## [Work to be completed]
Quote word for word the lines below, beginning with the first and ending with the one that has "step_2theta = 0.2". Drop the pictures.

□ □ □

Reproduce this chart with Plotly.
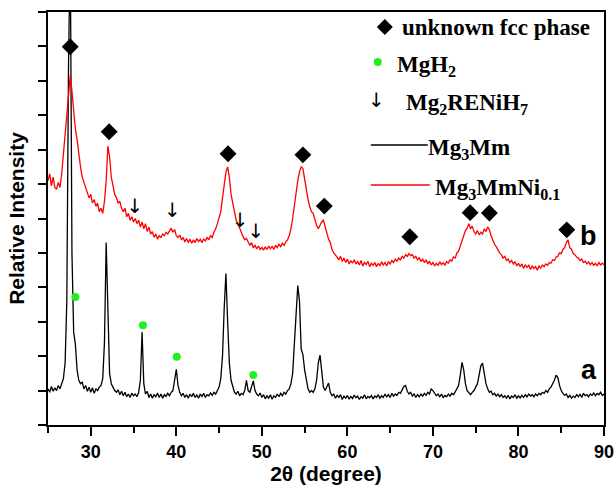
import plotly.graph_objects as go

# 2theta grid: 25.0 .. 90.0 in 0.2 degree steps (index i -> 25 + 0.2*i)
start_2theta = 25.0
step_2theta = 0.2

# curve a: Mg3Mm (black)
intensity_a = [
    1.05, 0.95, 1.12, 0.98, 1.08, 1.0, 1.15, 1.05, 1.2, 1.35,
    1.8, 3.6, 10.5, 14.0, 5.0, 2.7, 2.35, 1.6, 1.3, 1.2,
    1.25, 1.05, 1.15, 0.98, 1.1, 0.95, 1.08, 0.92, 1.05, 1.0,
    1.1, 1.15, 1.35, 2.4, 5.3, 3.6, 1.5, 1.2, 1.08, 1.0,
    0.95, 1.02, 0.88, 0.98, 0.85, 0.95, 0.82, 0.9, 0.8, 0.92,
    0.85, 0.9, 0.82, 0.95, 1.3, 2.7, 1.2, 0.9, 0.98, 0.8,
    0.9, 0.78, 0.88, 0.82, 0.93, 0.8, 0.9, 0.78, 0.88, 0.83,
    0.92, 0.85, 0.95, 1.0, 1.3, 1.62, 1.15, 0.95, 0.85, 0.92,
    0.8, 0.88, 0.78, 0.9, 0.82, 0.92, 0.8, 0.87, 0.78, 0.9,
    0.83, 0.92, 0.8, 0.88, 0.85, 0.93, 0.86, 0.95, 0.9, 1.0,
    1.1, 1.35, 2.0, 3.4, 4.4, 3.0, 1.8, 1.3, 1.1, 0.95,
    0.9, 0.98, 0.85, 0.92, 0.88, 1.0, 1.3, 1.0, 0.95, 1.1,
    1.28, 1.0, 0.9, 0.85, 0.93, 0.8, 0.88, 0.76, 0.85, 0.78,
    0.88, 0.75, 0.85, 0.8, 0.9, 0.82, 0.92, 0.85, 0.95, 0.9,
    1.0, 1.05, 1.2, 1.5, 2.2, 3.2, 4.05, 3.6, 2.2, 2.05,
    1.6, 1.25, 1.05, 0.95, 1.0, 0.95, 1.05, 1.3, 1.8, 2.03,
    1.5, 1.1, 1.0, 1.1, 1.22, 0.95, 0.85, 0.9, 0.78, 0.86,
    0.8, 0.88, 0.74, 0.84, 0.78, 0.86, 0.75, 0.83, 0.77, 0.87,
    0.79, 0.84, 0.74, 0.82, 0.78, 0.88, 0.76, 0.83, 0.79, 0.86,
    0.76, 0.84, 0.8, 0.88, 0.78, 0.85, 0.8, 0.9, 0.82, 0.88,
    0.8, 0.92, 0.84, 0.9, 0.86, 0.95, 0.92, 1.02, 1.12, 1.15,
    0.98, 0.9, 0.95, 0.84, 0.9, 0.8, 0.88, 0.82, 0.9, 0.84,
    0.92, 0.86, 0.95, 0.9, 1.05, 1.0, 0.92, 0.85, 0.9, 0.82,
    0.9, 0.8, 0.86, 0.82, 0.9, 0.84, 0.92, 0.88, 0.96, 1.05,
    1.15, 1.45, 1.82, 1.6, 1.2, 1.0, 0.92, 0.88, 0.95, 1.0,
    1.1, 1.2, 1.45, 1.72, 1.8, 1.5, 1.2, 1.05, 0.95, 0.98,
    0.88, 0.92, 0.84, 0.9, 0.82, 0.88, 0.8, 0.85, 0.78, 0.86,
    0.76, 0.84, 0.8, 0.88, 0.78, 0.85, 0.79, 0.86, 0.8, 0.88,
    0.82, 0.9, 0.84, 0.88, 0.82, 0.9, 0.85, 0.92, 0.88, 0.95,
    0.92, 1.0, 0.95, 1.05, 1.1, 1.2, 1.3, 1.45, 1.38, 1.15,
    1.0, 0.92, 0.86, 0.9, 0.8, 0.86, 0.78, 0.84, 0.8, 0.88,
    0.82, 0.9, 0.8, 0.92, 0.85, 0.88, 0.82, 0.9, 0.86, 0.93,
    0.85, 0.92, 0.88, 0.95, 0.86, 0.9,
]

# curve b: Mg3MmNi0.1 (red)
intensity_b = [
    7.1, 7.3, 6.95, 7.2, 6.9, 6.85, 7.05, 6.9, 7.3, 7.9,
    8.4, 9.0, 9.6, 10.15, 9.7, 9.0, 8.6, 8.3, 7.8, 7.5,
    7.2, 7.05, 6.85, 6.75, 6.6, 6.7, 6.45, 6.55, 6.35, 6.45,
    6.2, 6.3, 6.15, 6.5, 7.1, 8.1, 7.8, 7.2, 6.9, 6.7,
    6.6, 6.45, 6.5, 6.3, 6.2, 6.3, 6.05, 6.15, 5.95, 6.05,
    5.9, 6.0, 5.85, 5.95, 5.75, 5.9, 5.7, 5.85, 5.62, 5.75,
    5.55, 5.62, 5.45, 5.55, 5.4, 5.5, 5.45, 5.55, 5.5, 5.6,
    5.55, 5.65, 5.72, 5.6, 5.68, 5.5, 5.45, 5.52, 5.38, 5.45,
    5.32, 5.42, 5.3, 5.4, 5.28, 5.38, 5.3, 5.42, 5.33, 5.4,
    5.3, 5.4, 5.35, 5.45, 5.38, 5.5, 5.45, 5.6, 5.7, 5.85,
    6.0, 6.2, 6.6, 7.0, 7.35, 7.5, 7.2, 6.7, 6.45, 6.15,
    5.95, 5.85, 5.7, 5.6, 5.48, 5.38, 5.42, 5.3, 5.22, 5.3,
    5.15, 5.22, 5.12, 5.2, 5.1, 5.16, 5.08, 5.18, 5.1, 5.2,
    5.12, 5.2, 5.1, 5.22, 5.15, 5.25, 5.18, 5.28, 5.22, 5.32,
    5.38, 5.5, 5.7, 6.0, 6.4, 6.8, 7.1, 7.35, 7.5, 7.45,
    7.1, 6.85, 6.55, 6.35, 6.2, 6.15, 5.95, 5.8, 5.7, 5.82,
    5.9, 5.95, 5.75, 5.55, 5.4, 5.3, 5.1, 5.0, 4.95, 4.88,
    4.8, 4.9, 4.75, 4.85, 4.72, 4.82, 4.68, 4.78, 4.7, 4.8,
    4.68, 4.75, 4.65, 4.78, 4.62, 4.72, 4.66, 4.76, 4.6, 4.7,
    4.64, 4.72, 4.6, 4.7, 4.62, 4.74, 4.65, 4.72, 4.62, 4.75,
    4.68, 4.78, 4.72, 4.82, 4.76, 4.85, 4.8, 4.9, 4.85, 4.95,
    4.9, 4.98, 4.92, 4.95, 4.85, 4.9, 4.8, 4.86, 4.75, 4.82,
    4.72, 4.8, 4.68, 4.76, 4.65, 4.72, 4.62, 4.7, 4.64, 4.74,
    4.66, 4.72, 4.64, 4.75, 4.7, 4.8, 4.76, 4.88, 4.85, 5.0,
    5.05, 5.2, 5.35, 5.45, 5.65, 5.72, 5.85, 5.7, 5.78, 5.62,
    5.55, 5.65, 5.52, 5.6, 5.55, 5.7, 5.62, 5.75, 5.68, 5.5,
    5.35, 5.25, 5.18, 5.08, 5.0, 4.95, 4.85, 4.9, 4.78, 4.82,
    4.72, 4.78, 4.68, 4.75, 4.62, 4.7, 4.6, 4.68, 4.55, 4.65,
    4.58, 4.64, 4.52, 4.62, 4.55, 4.6, 4.5, 4.62, 4.56, 4.65,
    4.6, 4.68, 4.64, 4.72, 4.7, 4.8, 4.78, 4.88, 4.9, 5.0,
    4.98, 5.1, 5.15, 5.3, 5.38, 5.15, 5.1, 4.98, 4.95, 4.88,
    4.85, 4.78, 4.82, 4.72, 4.76, 4.68, 4.74, 4.66, 4.72, 4.64,
    4.7, 4.62, 4.72, 4.65, 4.7, 4.66,
]

# phase markers
fcc_x = [27.6, 32.15, 46.05, 54.8, 57.3, 67.3, 74.35, 76.6, 85.65]
fcc_y = [10.99, 8.52, 7.88, 7.85, 6.36, 5.47, 6.17, 6.16, 5.67]
mgh2_x = [28.2, 36.1, 40.05, 49.0]
mgh2_y = [3.72, 2.9, 1.98, 1.45]
hydride_x = [35.15, 39.55, 47.45, 49.3]
hydride_y = [6.3, 6.2, 5.9, 5.58]

theta_a = [start_2theta + step_2theta * i for i in range(len(intensity_a))]
theta_b = [start_2theta + step_2theta * i for i in range(len(intensity_b))]

fig = go.Figure()
fig.add_trace(go.Scatter(x=theta_a, y=intensity_a, mode="lines",
                         line=dict(color="black", width=1.3), showlegend=False))
fig.add_trace(go.Scatter(x=theta_b, y=intensity_b, mode="lines",
                         line=dict(color="#ff0000", width=1.3), showlegend=False))
fig.add_trace(go.Scatter(x=fcc_x, y=fcc_y, mode="markers",
                         marker=dict(symbol="diamond", size=13, color="black"),
                         showlegend=False, cliponaxis=False))
fig.add_trace(go.Scatter(x=mgh2_x, y=mgh2_y, mode="markers",
                         marker=dict(symbol="circle", size=8, color="#22ee22"),
                         showlegend=False))
fig.add_trace(go.Scatter(x=hydride_x, y=hydride_y, mode="text",
                         text=["↓"] * len(hydride_x),
                         textfont=dict(family="DejaVu Sans", size=20, color="black"),
                         showlegend=False))

# curve labels
fig.add_annotation(x=88.3, y=1.6, text="a", showarrow=False,
                   font=dict(family="Liberation Sans", size=27, color="black", weight="bold"))
fig.add_annotation(x=88.2, y=5.5, text="b", showarrow=False,
                   font=dict(family="Liberation Sans", size=27, color="black", weight="bold"))

# manual legend (paper coords)
L, W, B, H = 48.5, 555.5, 425.0, 413.0
def px(xp):
    return (xp - L) / W
def py(yp):
    return (B - yp) / H

serif = dict(family="Liberation Serif", size=23, color="black", weight="bold")
def legend_text(x, y, text):
    fig.add_annotation(xref="paper", yref="paper", x=px(x), y=py(y),
                       xanchor="left", yanchor="middle",
                       text=text, showarrow=False, font=serif)

# diamond
dx, dy, r = 385, 27, 8
fig.add_shape(type="path", xref="paper", yref="paper",
              path=f"M {px(dx-r)},{py(dy)} L {px(dx)},{py(dy-r)} L {px(dx+r)},{py(dy)} L {px(dx)},{py(dy+r)} Z",
              fillcolor="black", line=dict(color="black", width=0))
legend_text(400, 27, "unknown fcc phase")
# green dot
fig.add_shape(type="circle", xref="paper", yref="paper",
              x0=px(374), x1=px(382), y0=py(66), y1=py(58),
              fillcolor="#22ee22", line=dict(color="#22ee22", width=0))
legend_text(395, 66, "MgH<sub>2</sub>")
# arrow
fig.add_annotation(xref="paper", yref="paper", x=px(377), y=py(100),
                   xanchor="center", yanchor="middle",
                   text="↓", showarrow=False,
                   font=dict(family="DejaVu Sans", size=20, color="black"))
legend_text(404, 104, "Mg<sub>2</sub>RENiH<sub>7</sub>")
# black line
fig.add_shape(type="line", xref="paper", yref="paper",
              x0=px(371), x1=px(428), y0=py(145), y1=py(145),
              line=dict(color="black", width=1.3))
legend_text(426, 149, "Mg<sub>3</sub>Mm")
# red line
fig.add_shape(type="line", xref="paper", yref="paper",
              x0=px(371), x1=px(430), y0=py(185), y1=py(185),
              line=dict(color="#ff0000", width=1.3))
legend_text(433, 189, "Mg<sub>3</sub>MmNi<sub>0.1</sub>")

axis_font = dict(family="Liberation Sans", size=18, color="black", weight="bold")
title_font = dict(family="Liberation Sans", size=21, color="black", weight="bold")
fig.update_xaxes(range=[25, 90], tick0=30, dtick=10,
                 ticks="outside", ticklen=9, tickwidth=2, tickcolor="black",
                 minor=dict(tick0=25, dtick=5, ticks="outside", ticklen=6, tickwidth=2, tickcolor="black", showgrid=False),
                 showline=True, linewidth=2, linecolor="black", mirror=True,
                 showgrid=False, zeroline=False, tickfont=axis_font, automargin=False,
                 title=dict(text="2θ (degree)", font=title_font, standoff=6))
fig.update_yaxes(range=[0, 12], tick0=0, dtick=1, showticklabels=False,
                 ticks="outside", ticklen=8, tickwidth=2, tickcolor="black",
                 showline=True, linewidth=2, linecolor="black", mirror=True,
                 showgrid=False, zeroline=False, automargin=False,
                 title=dict(text="Relative Intensity", font=title_font, standoff=8))
fig.update_layout(template="none", width=616, height=492, margin=dict(l=48, r=12, t=12, b=67),
                  plot_bgcolor="white", paper_bgcolor="white", showlegend=False)
fig.write_html("out.html")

□ □ □

## [Right answer]
Reproduce this chart with Plotly.
import plotly.graph_objects as go

# 2theta grid: 25.0 .. 90.0 in 0.2 degree steps (index i -> 25 + 0.2*i)
start_2theta = 25.0
step_2theta = 0.2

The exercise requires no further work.